The assignment will be undertaken in Indonesia.  The consultant will be working in part-time and home-based basis with travel to various districts in Indonesia.

Competencies

  • Demonstrated strategic technical and intellectual skills in the substantive area;
  • Demonstrated leadership, facilitaiton and coordination skills, ability to manage technical team and long-term strategic partnership;
  • Demonstrated entrepreneurial abilities and ability to work in an independent manner;
  • Demonstrated ability to work in team with strong communicaiton skills
  • Demonstrated ability to work under pressure and time constraint; and
  • Excellent written and oral communication skills.

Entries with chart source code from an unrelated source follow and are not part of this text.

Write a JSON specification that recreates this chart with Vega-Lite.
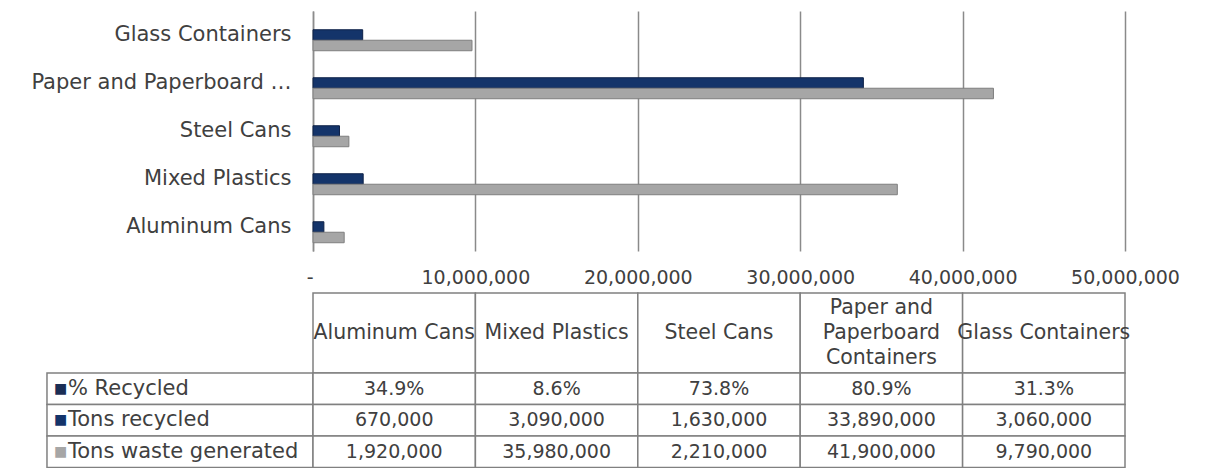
{
  "$schema": "https://vega.github.io/schema/vega-lite/v6.json",
  "padding": {"left": 0, "top": 11, "right": 0, "bottom": 0},
  "config": {
    "view": {"stroke": null},
    "font": "DejaVu Sans",
    "text": {"font": "DejaVu Sans"},
    "axis": {"labelFont": "DejaVu Sans"}
  },
  "datasets": {
    "waste": [
      {"category": "Aluminum Cans", "series": "% Recycled", "value": 0.349},
      {"category": "Aluminum Cans", "series": "Tons recycled", "value": 670000},
      {"category": "Aluminum Cans", "series": "Tons waste generated", "value": 1920000},
      {"category": "Mixed Plastics", "series": "% Recycled", "value": 0.086},
      {"category": "Mixed Plastics", "series": "Tons recycled", "value": 3090000},
      {"category": "Mixed Plastics", "series": "Tons waste generated", "value": 35980000},
      {"category": "Steel Cans", "series": "% Recycled", "value": 0.738},
      {"category": "Steel Cans", "series": "Tons recycled", "value": 1630000},
      {"category": "Steel Cans", "series": "Tons waste generated", "value": 2210000},
      {"category": "Paper and Paperboard Containers", "series": "% Recycled", "value": 0.809},
      {"category": "Paper and Paperboard Containers", "series": "Tons recycled", "value": 33890000},
      {"category": "Paper and Paperboard Containers", "series": "Tons waste generated", "value": 41900000},
      {"category": "Glass Containers", "series": "% Recycled", "value": 0.313},
      {"category": "Glass Containers", "series": "Tons recycled", "value": 3060000},
      {"category": "Glass Containers", "series": "Tons waste generated", "value": 9790000}
    ],
    "headers": [
      {"category": "Aluminum Cans", "header": "Aluminum Cans"},
      {"category": "Mixed Plastics", "header": "Mixed Plastics"},
      {"category": "Steel Cans", "header": "Steel Cans"},
      {"category": "Paper and Paperboard Containers", "header": "Paper and\nPaperboard\nContainers"},
      {"category": "Glass Containers", "header": "Glass Containers"}
    ]
  },
  "columns": 2,
  "spacing": 0,
  "bounds": "flush",
  "concat": [
    {
      "width": 313,
      "height": 282,
      "data": {"name": "headers"},
      "mark": {"type": "text", "text": ""},
      "encoding": {}
    },
    {
      "width": 812,
      "height": 240,
      "data": {"name": "waste"},
      "mark": {"type": "bar", "strokeWidth": 1},
      "encoding": {
        "y": {
          "field": "category",
          "type": "nominal",
          "sort": ["Glass Containers", "Paper and Paperboard Containers", "Steel Cans", "Mixed Plastics", "Aluminum Cans"],
          "scale": {"paddingInner": 0.344, "paddingOuter": 0.172},
          "axis": {
            "title": null,
            "ticks": false,
            "domain": true,
            "domainColor": "#8c8c8c",
            "domainWidth": 1.5,
            "grid": false,
            "labelFontSize": 21,
            "labelColor": "#404040",
            "labelPadding": 22,
            "labelLimit": 262
          }
        },
        "yOffset": {
          "field": "series",
          "type": "nominal",
          "sort": ["% Recycled", "Tons recycled", "Tons waste generated"],
          "scale": {"paddingInner": 0, "paddingOuter": 0}
        },
        "x": {
          "field": "value",
          "type": "quantitative",
          "scale": {"domain": [0, 50000000], "nice": false},
          "axis": {
            "title": null,
            "values": [0, 10000000, 20000000, 30000000, 40000000, 50000000],
            "labelExpr": "datum.value == 0 ? '-' : format(datum.value, ',')",
            "labelAlign": {"condition": {"test": "datum.value == 0", "value": "right"}, "value": "center"},
            "grid": true,
            "gridColor": "#8a8a8a",
            "gridWidth": 1.5,
            "domain": false,
            "ticks": false,
            "labelFontSize": 19,
            "labelColor": "#404040",
            "labelPadding": 17,
            "labelFlush": false,
            "labelOverlap": false,
            "labelBound": false
          }
        },
        "color": {
          "field": "series",
          "type": "nominal",
          "scale": {"domain": ["% Recycled", "Tons recycled", "Tons waste generated"], "range": ["#1b2e55", "#14346a", "#a6a6a6"]},
          "legend": null
        },
        "stroke": {
          "field": "series",
          "type": "nominal",
          "scale": {"domain": ["% Recycled", "Tons recycled", "Tons waste generated"], "range": ["rgba(0,0,0,0)", "#0d2047", "#7f7f7f"]},
          "legend": null
        }
      }
    },
    {
      "width": 313,
      "height": 80,
      "data": {"name": "headers"},
      "mark": {"type": "text", "text": ""},
      "encoding": {}
    },
    {
      "width": 812,
      "height": 80,
      "data": {"name": "headers"},
      "encoding": {
        "x": {
          "field": "category",
          "type": "nominal",
          "sort": ["Aluminum Cans", "Mixed Plastics", "Steel Cans", "Paper and Paperboard Containers", "Glass Containers"],
          "scale": {"paddingInner": 0, "paddingOuter": 0},
          "axis": null
        }
      },
      "layer": [
        {"mark": {"type": "rect", "fill": "white", "stroke": "#808080", "strokeWidth": 1.5}},
        {
          "transform": [{"filter": "datum.category != 'Paper and Paperboard Containers'"}],
          "mark": {"type": "text", "fontSize": 20.5, "color": "#404040"},
          "encoding": {"text": {"field": "header", "type": "nominal"}}
        },
        {
          "transform": [{"filter": "datum.category == 'Paper and Paperboard Containers'"}],
          "mark": {"type": "text", "lineBreak": "\n", "fontSize": 20.5, "color": "#404040", "lineHeight": 25, "dy": -25},
          "encoding": {"text": {"field": "header", "type": "nominal"}}
        }
      ]
    },
    {
      "width": 313,
      "height": 94.5,
      "data": {"name": "waste"},
      "transform": [{"filter": "datum.category == 'Aluminum Cans'"}],
      "encoding": {
        "y": {
          "field": "series",
          "type": "nominal",
          "scale": {"domain": ["% Recycled", "Tons recycled", "Tons waste generated"], "paddingInner": 0, "paddingOuter": 0},
          "axis": null
        }
      },
      "layer": [
        {
          "mark": {"type": "rect", "fill": "white", "stroke": "#808080", "strokeWidth": 1.5},
          "encoding": {
            "x": {"datum": "Series", "type": "nominal", "scale": {"domain": ["Series"], "paddingInner": 0, "paddingOuter": 0.0883, "align": 1}, "axis": null}
          }
        },
        {
          "mark": {"type": "text", "text": "■", "align": "left", "dx": 7, "fontSize": 14},
          "encoding": {
            "x": {"datum": "Series", "type": "nominal", "bandPosition": 0, "axis": null},
            "color": {
              "field": "series",
              "type": "nominal",
              "scale": {"domain": ["% Recycled", "Tons recycled", "Tons waste generated"], "range": ["#1b2e55", "#14346a", "#a6a6a6"]},
              "legend": null
            }
          }
        },
        {
          "mark": {"type": "text", "align": "left", "dx": 21, "fontSize": 21, "color": "#404040"},
          "encoding": {
            "x": {"datum": "Series", "type": "nominal", "bandPosition": 0, "axis": null},
            "text": {"field": "series", "type": "nominal"}
          }
        }
      ]
    },
    {
      "width": 812,
      "height": 94.5,
      "data": {"name": "waste"},
      "encoding": {
        "x": {
          "field": "category",
          "type": "nominal",
          "scale": {"domain": ["Aluminum Cans", "Mixed Plastics", "Steel Cans", "Paper and Paperboard Containers", "Glass Containers"], "paddingInner": 0, "paddingOuter": 0},
          "axis": null
        },
        "y": {
          "field": "series",
          "type": "nominal",
          "scale": {"domain": ["% Recycled", "Tons recycled", "Tons waste generated"], "paddingInner": 0, "paddingOuter": 0},
          "axis": null
        }
      },
      "layer": [
        {"mark": {"type": "rect", "fill": "white", "stroke": "#808080", "strokeWidth": 1.5}},
        {
          "transform": [{"filter": "datum.series == '% Recycled'"}],
          "mark": {"type": "text", "fontSize": 19, "color": "#404040"},
          "encoding": {"text": {"field": "value", "type": "quantitative", "format": ".1%"}}
        },
        {
          "transform": [{"filter": "datum.series != '% Recycled'"}],
          "mark": {"type": "text", "fontSize": 19, "color": "#404040"},
          "encoding": {"text": {"field": "value", "type": "quantitative", "format": ","}}
        }
      ]
    }
  ]
}
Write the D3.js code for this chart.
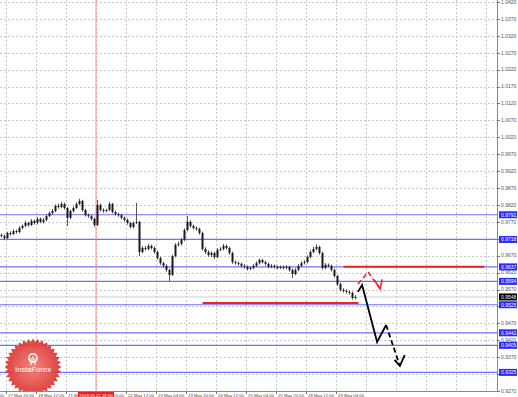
<!DOCTYPE html>
<html>
<head>
<meta charset="utf-8">
<script src="https://cdn.jsdelivr.net/npm/d3@7/dist/d3.min.js"></script>
<style>
  body { margin: 0; background: #fff; }
  svg { display: block; font-family: "Liberation Sans", Arial, sans-serif; }
</style>
</head>
<body>
<div id="chart"></div>
<script>
// hourly candles (open = previous close)
const firstOpen = 0.9731;
const closes = [
  0.9728, 0.9722, 0.9737, 0.9734, 0.9743, 0.9740, 0.9752, 0.9758, 0.9767, 0.9761,
  0.9773, 0.9767, 0.9779, 0.9770, 0.9776, 0.9787, 0.9796, 0.9802, 0.9817, 0.9814,
  0.9823, 0.9811, 0.9782, 0.9802, 0.9811, 0.9823, 0.9832, 0.9805, 0.9790, 0.9787,
  0.9779, 0.9761, 0.9820, 0.9805, 0.9802, 0.9805, 0.9823, 0.9799, 0.9793, 0.9790,
  0.9782, 0.9776, 0.9767, 0.9755, 0.9767, 0.9770, 0.9681, 0.9693, 0.9690, 0.9699,
  0.9693, 0.9681, 0.9663, 0.9648, 0.9640, 0.9628, 0.9613, 0.9669, 0.9702, 0.9705,
  0.9717, 0.9746, 0.9770, 0.9758, 0.9752, 0.9749, 0.9737, 0.9690, 0.9681, 0.9672,
  0.9678, 0.9666, 0.9687, 0.9690, 0.9699, 0.9693, 0.9678, 0.9651, 0.9648, 0.9646,
  0.9640, 0.9637, 0.9631, 0.9634, 0.9640, 0.9648, 0.9657, 0.9651, 0.9646, 0.9637,
  0.9640, 0.9637, 0.9634, 0.9637, 0.9634, 0.9637, 0.9628, 0.9616, 0.9628, 0.9640,
  0.9648, 0.9651, 0.9666, 0.9681, 0.9690, 0.9696, 0.9678, 0.9634, 0.9643, 0.9640,
  0.9628, 0.9610, 0.9586, 0.9569, 0.9566, 0.9563, 0.9560, 0.9545, 0.9548
];
const highs = [
  0.9736, 0.9733, 0.9741, 0.9742, 0.9748, 0.9747, 0.9757, 0.9762, 0.9773, 0.9770,
  0.9778, 0.9777, 0.9784, 0.9783, 0.9781, 0.9792, 0.9801, 0.9808, 0.9822, 0.9824,
  0.9829, 0.9827, 0.9814, 0.9806, 0.9816, 0.9828, 0.9838, 0.9835, 0.9809, 0.9795,
  0.9791, 0.9782, 0.9835, 0.9824, 0.9810, 0.9809, 0.9829, 0.9826, 0.9803, 0.9797,
  0.9794, 0.9786, 0.9780, 0.9770, 0.9771, 0.9826, 0.9773, 0.9698, 0.9699, 0.9705,
  0.9703, 0.9697, 0.9685, 0.9667, 0.9652, 0.9645, 0.9631, 0.9673, 0.9707, 0.9712,
  0.9722, 0.9751, 0.9787, 0.9775, 0.9762, 0.9757, 0.9753, 0.9741, 0.9695, 0.9686,
  0.9683, 0.9682, 0.9692, 0.9695, 0.9705, 0.9703, 0.9697, 0.9682, 0.9656, 0.9653,
  0.9650, 0.9645, 0.9641, 0.9638, 0.9645, 0.9653, 0.9662, 0.9661, 0.9655, 0.9650,
  0.9645, 0.9644, 0.9641, 0.9641, 0.9641, 0.9642, 0.9640, 0.9632, 0.9633, 0.9645,
  0.9653, 0.9657, 0.9671, 0.9686, 0.9696, 0.9704, 0.9700, 0.9682, 0.9648, 0.9647,
  0.9644, 0.9632, 0.9614, 0.9590, 0.9574, 0.9571, 0.9567, 0.9564, 0.9553
];
const lows = [
  0.9724, 0.9717, 0.9719, 0.9729, 0.9731, 0.9735, 0.9736, 0.9748, 0.9754, 0.9756,
  0.9758, 0.9762, 0.9763, 0.9766, 0.9765, 0.9772, 0.9784, 0.9791, 0.9799, 0.9809,
  0.9810, 0.9806, 0.9758, 0.9778, 0.9798, 0.9808, 0.9819, 0.9800, 0.9786, 0.9782,
  0.9774, 0.9755, 0.9758, 0.9800, 0.9797, 0.9798, 0.9802, 0.9795, 0.9789, 0.9785,
  0.9778, 0.9771, 0.9762, 0.9750, 0.9751, 0.9763, 0.9669, 0.9677, 0.9685, 0.9686,
  0.9688, 0.9676, 0.9658, 0.9643, 0.9635, 0.9622, 0.9595, 0.9610, 0.9665, 0.9697,
  0.9700, 0.9713, 0.9742, 0.9753, 0.9747, 0.9744, 0.9732, 0.9685, 0.9675, 0.9667,
  0.9666, 0.9660, 0.9662, 0.9683, 0.9686, 0.9688, 0.9673, 0.9646, 0.9643, 0.9641,
  0.9635, 0.9632, 0.9626, 0.9627, 0.9630, 0.9636, 0.9644, 0.9647, 0.9641, 0.9633,
  0.9633, 0.9632, 0.9630, 0.9630, 0.9629, 0.9630, 0.9623, 0.9604, 0.9612, 0.9624,
  0.9636, 0.9644, 0.9647, 0.9662, 0.9677, 0.9686, 0.9673, 0.9629, 0.9630, 0.9635,
  0.9623, 0.9605, 0.9581, 0.9564, 0.9561, 0.9558, 0.9555, 0.9540, 0.9541
];

const priceTicks = [
  1.0420, 1.0370, 1.0320, 1.0270, 1.0220, 1.0170, 1.0120, 1.0070, 1.0020, 0.9970,
  0.9920, 0.9870, 0.9820, 0.9770, 0.9720, 0.9670, 0.9620, 0.9570, 0.9520, 0.9470,
  0.9420, 0.9370, 0.9320, 0.9270
];
const levels = [0.9791, 0.9718, 0.9637, 0.9594, 0.9525, 0.9442, 0.9405, 0.9325];
const currentPrice = 0.9548;

// a label every 10 bars, the first one only partly on screen
const timeLabels = [
  "17 May 04:00", "17 May 20:00", "18 May 12:00", "21 May 04:00", "21 May 20:00",
  "22 May 12:00", "23 May 04:00", "23 May 20:00", "24 May 12:00", "25 May 04:00",
  "25 May 20:00", "28 May 12:00", "29 May 04:00"
];
const markerBar = 31.5;
const markerText = "2018.05.21 18:00";

// drawn objects: [bar, price]
const redSegments = [
  { from: 67, to: 119, price: 0.9530 },
  { from: 114, to: 161, price: 0.9637 }
];
const blackSolid = [[118.8, 0.9563], [120.2, 0.9583], [125.2, 0.9415], [128.2, 0.9465]];
const blackDashed = [[128.2, 0.9465], [132.8, 0.9344]];
const blackHead = [[131.0, 0.9362], [132.8, 0.9344], [134.4, 0.9376]];
const redDashed = [[118.8, 0.9586], [122.2, 0.9622], [126.2, 0.9572]];
const redHead = [[124.3, 0.9598], [126.2, 0.9572], [126.9, 0.9600]];

const width = 518, height = 397;
const plotW = 497, plotH = 391;

const x = d3.scaleLinear().domain([-0.5, 165.5]).range([0, 498]);
const y = d3.scaleLinear().domain([0.9270, 1.0420]).range([391, 2]);
const fmt = d3.format(".4f");

const svg = d3.select("#chart").append("svg")
  .attr("width", width)
  .attr("height", height);

const defs = svg.append("defs");
defs.append("clipPath").attr("id", "clip")
  .append("rect").attr("width", plotW).attr("height", plotH);

const grad = defs.append("radialGradient").attr("id", "logoGrad");
grad.append("stop").attr("offset", "0%").attr("stop-color", "#f47a72");
grad.append("stop").attr("offset", "100%").attr("stop-color", "#d9302c");

const plot = svg.append("g").attr("clip-path", "url(#clip)");

// GRID
plot.append("g").selectAll("line").data(priceTicks).enter().append("line")
  .attr("x1", 0).attr("x2", plotW)
  .attr("y1", d => Math.round(y(d)) + 0.5).attr("y2", d => Math.round(y(d)) + 0.5)
  .attr("stroke", "#c8c8c8").attr("stroke-dasharray", "2,2");

const gridBars = d3.range(-1, 17).map(k => 1.5 + 10 * k);
plot.append("g").selectAll("line").data(gridBars).enter().append("line")
  .attr("x1", d => Math.round(x(d)) + 0.5).attr("x2", d => Math.round(x(d)) + 0.5)
  .attr("y1", 0).attr("y2", plotH)
  .attr("stroke", "#c8c8c8").attr("stroke-dasharray", "2,2");

// LEVELS
plot.append("line")
  .attr("x1", 0).attr("x2", plotW)
  .attr("y1", y(currentPrice)).attr("y2", y(currentPrice))
  .attr("stroke", "#d0d0d0").attr("stroke-width", 1);

plot.append("g").selectAll("line").data(levels).enter().append("line")
  .attr("x1", 0).attr("x2", plotW)
  .attr("y1", d => y(d)).attr("y2", d => y(d))
  .attr("stroke", "#6f6fff").attr("stroke-width", 1.2);

// vertical marker
plot.append("line")
  .attr("x1", x(markerBar)).attr("x2", x(markerBar))
  .attr("y1", 0).attr("y2", plotH)
  .attr("stroke", "#ff8c8c").attr("stroke-width", 1);

// LOGO
const logo = plot.append("g").attr("transform", "translate(33,367)");
const spikes = 36;
const starPts = d3.range(spikes * 2).map(i => {
  const a = i * Math.PI / spikes;
  const r = i % 2 ? 25 : 28.5;
  return [Math.sin(a) * r, -Math.cos(a) * r];
});
logo.append("path")
  .attr("d", d3.line().curve(d3.curveLinearClosed)(starPts))
  .attr("fill", "url(#logoGrad)").attr("opacity", 0.92);
logo.append("circle").attr("cy", -9).attr("r", 4.2)
  .attr("fill", "none").attr("stroke", "#fff").attr("stroke-width", 1.4);
logo.append("path").attr("d", "M-2,-9 L-2,-2 M2,-9 L2,-2 M0,-11 L0,-4")
  .attr("stroke", "#fff").attr("stroke-width", 1.1);
logo.append("text").attr("y", 5).attr("text-anchor", "middle")
  .attr("fill", "#fff").attr("font-size", 7.6).text("InstaForex");

// CANDLES
const candles = closes.map((c, i) => ({
  i: i,
  open: i === 0 ? firstOpen : closes[i - 1],
  close: c,
  high: highs[i],
  low: lows[i]
}));

const bars = plot.append("g").selectAll("g").data(candles).enter().append("g");
bars.append("line")
  .attr("x1", d => x(d.i)).attr("x2", d => x(d.i))
  .attr("y1", d => y(d.high)).attr("y2", d => y(d.low))
  .attr("stroke", "#444").attr("stroke-width", 0.9);
bars.append("rect")
  .attr("x", d => x(d.i) - 1)
  .attr("width", 2)
  .attr("y", d => y(Math.max(d.open, d.close)))
  .attr("height", d => Math.max(1, Math.abs(y(d.open) - y(d.close))))
  .attr("fill", "#1a1a1a");

// DRAWN LINES
plot.append("g").selectAll("line").data(redSegments).enter().append("line")
  .attr("x1", d => x(d.from)).attr("x2", d => x(d.to))
  .attr("y1", d => y(d.price)).attr("y2", d => y(d.price))
  .attr("stroke", "#e8252a").attr("stroke-width", 2);

const line = d3.line().x(d => x(d[0])).y(d => y(d[1]));
plot.append("path").attr("d", line(blackSolid))
  .attr("fill", "none").attr("stroke", "#000").attr("stroke-width", 1.8);
plot.append("path").attr("d", line(blackDashed))
  .attr("fill", "none").attr("stroke", "#000").attr("stroke-width", 1.8)
  .attr("stroke-dasharray", "5,3");
plot.append("path").attr("d", line(blackHead))
  .attr("fill", "none").attr("stroke", "#000").attr("stroke-width", 1.8);
plot.append("path").attr("d", line(redDashed))
  .attr("fill", "none").attr("stroke", "#f0242a").attr("stroke-width", 1.6)
  .attr("stroke-dasharray", "5,3");
plot.append("path").attr("d", line(redHead))
  .attr("fill", "none").attr("stroke", "#f0242a").attr("stroke-width", 1.6);

// AXES
svg.append("line")
  .attr("x1", plotW + 0.5).attr("x2", plotW + 0.5).attr("y1", 0).attr("y2", plotH)
  .attr("stroke", "#888");
svg.append("line")
  .attr("x1", 0).attr("x2", plotW).attr("y1", plotH + 0.5).attr("y2", plotH + 0.5)
  .attr("stroke", "#888");

// tick labels hidden behind a level box are not drawn
const boxed = levels.concat([currentPrice]);
const freeTicks = priceTicks.filter(t => boxed.every(b => Math.abs(y(t) - y(b)) > 3.5));

const pAxis = svg.append("g");
pAxis.selectAll("line").data(priceTicks).enter().append("line")
  .attr("x1", plotW).attr("x2", plotW + 3)
  .attr("y1", d => Math.round(y(d)) + 0.5).attr("y2", d => Math.round(y(d)) + 0.5)
  .attr("stroke", "#777");
pAxis.selectAll("text").data(freeTicks).enter().append("text")
  .attr("x", plotW + 4).attr("y", d => y(d) + 1.8)
  .attr("font-size", 5).attr("fill", "#555")
  .text(d => fmt(d));

const boxes = svg.append("g").selectAll("g").data(levels).enter().append("g")
  .attr("transform", d => "translate(" + (plotW + 2) + "," + y(d) + ")");
boxes.append("rect").attr("y", -3.5).attr("width", 18).attr("height", 7)
  .attr("fill", "#2a2aff");
boxes.append("text").attr("x", 2).attr("y", 1.8)
  .attr("font-size", 5).attr("fill", "#fff").text(d => fmt(d));

const cur = svg.append("g").attr("transform", "translate(" + (plotW + 2) + "," + y(currentPrice) + ")");
cur.append("rect").attr("y", -3.5).attr("width", 18).attr("height", 7).attr("fill", "#000");
cur.append("text").attr("x", 2).attr("y", 1.8)
  .attr("font-size", 5).attr("fill", "#fff").text(fmt(currentPrice));

// time axis, clipped around the red time box of the marker line
const mx = x(markerBar);
const tclip = defs.append("clipPath").attr("id", "tclip");
tclip.append("rect").attr("x", 0).attr("width", mx - 18).attr("height", height);
tclip.append("rect").attr("x", mx + 18).attr("width", plotW - mx - 18).attr("height", height);

const tAxis = svg.append("g").attr("clip-path", "url(#tclip)");
const tk = tAxis.selectAll("g").data(timeLabels).enter().append("g")
  .attr("transform", (d, k) => "translate(" + Math.round(x(1.5 + 10 * (k - 1))) + "," + plotH + ")");
tk.append("line").attr("x1", 0.5).attr("x2", 0.5).attr("y1", 0).attr("y2", 3).attr("stroke", "#777");
tk.append("text").attr("x", 2).attr("y", 5.8)
  .attr("font-size", 4.3).attr("fill", "#444").text(d => d);

const mk = svg.append("g").attr("transform", "translate(" + mx + "," + plotH + ")");
mk.append("rect").attr("x", -18).attr("y", 1).attr("width", 36).attr("height", 6).attr("fill", "#f21d1d");
mk.append("text").attr("y", 5.8).attr("text-anchor", "middle")
  .attr("font-size", 4.3).attr("fill", "#fff").text(markerText);
</script>
</body>
</html>
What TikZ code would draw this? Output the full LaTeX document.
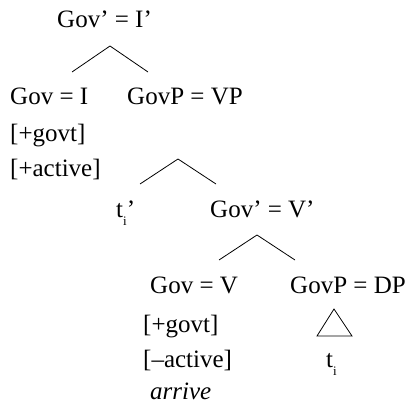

Required Skills and Experience

Education:

  • Master’s Degree in Economics, Finance, Environment, Social Science or other related field

Experience:

  • Minimum 5 years of experience in economics of adaptation, climate change policy, institutional arrangements, accountability and coordination mechanisms for climate change adaptation and Public financial management ;
  • Familiarity with government planning systems and institutional roles;
  • Ability to interact with senior government officials;

Language requirement:

  • Fluency in both English and Bahasa is desirable

Evaluation:

The award of contract will be made to the individual consultant whose offer has been evaluated and determined as:

  • Responsive/compliant/acceptable; and
  • Having received the highest score out of pre-determined set of weighted technical and financial criteria specific to the socilitation.

Technical Creteria weight: 70%

  • Experience related to services: 30 points
  • Written test/proosal and interview result: 30 points
  • Expertise and availability: 40 points

Financial Proposal weight: 30%

Only candidates obtaining a minimum of 350 technical points would be considered for the Financial Evaluaiton.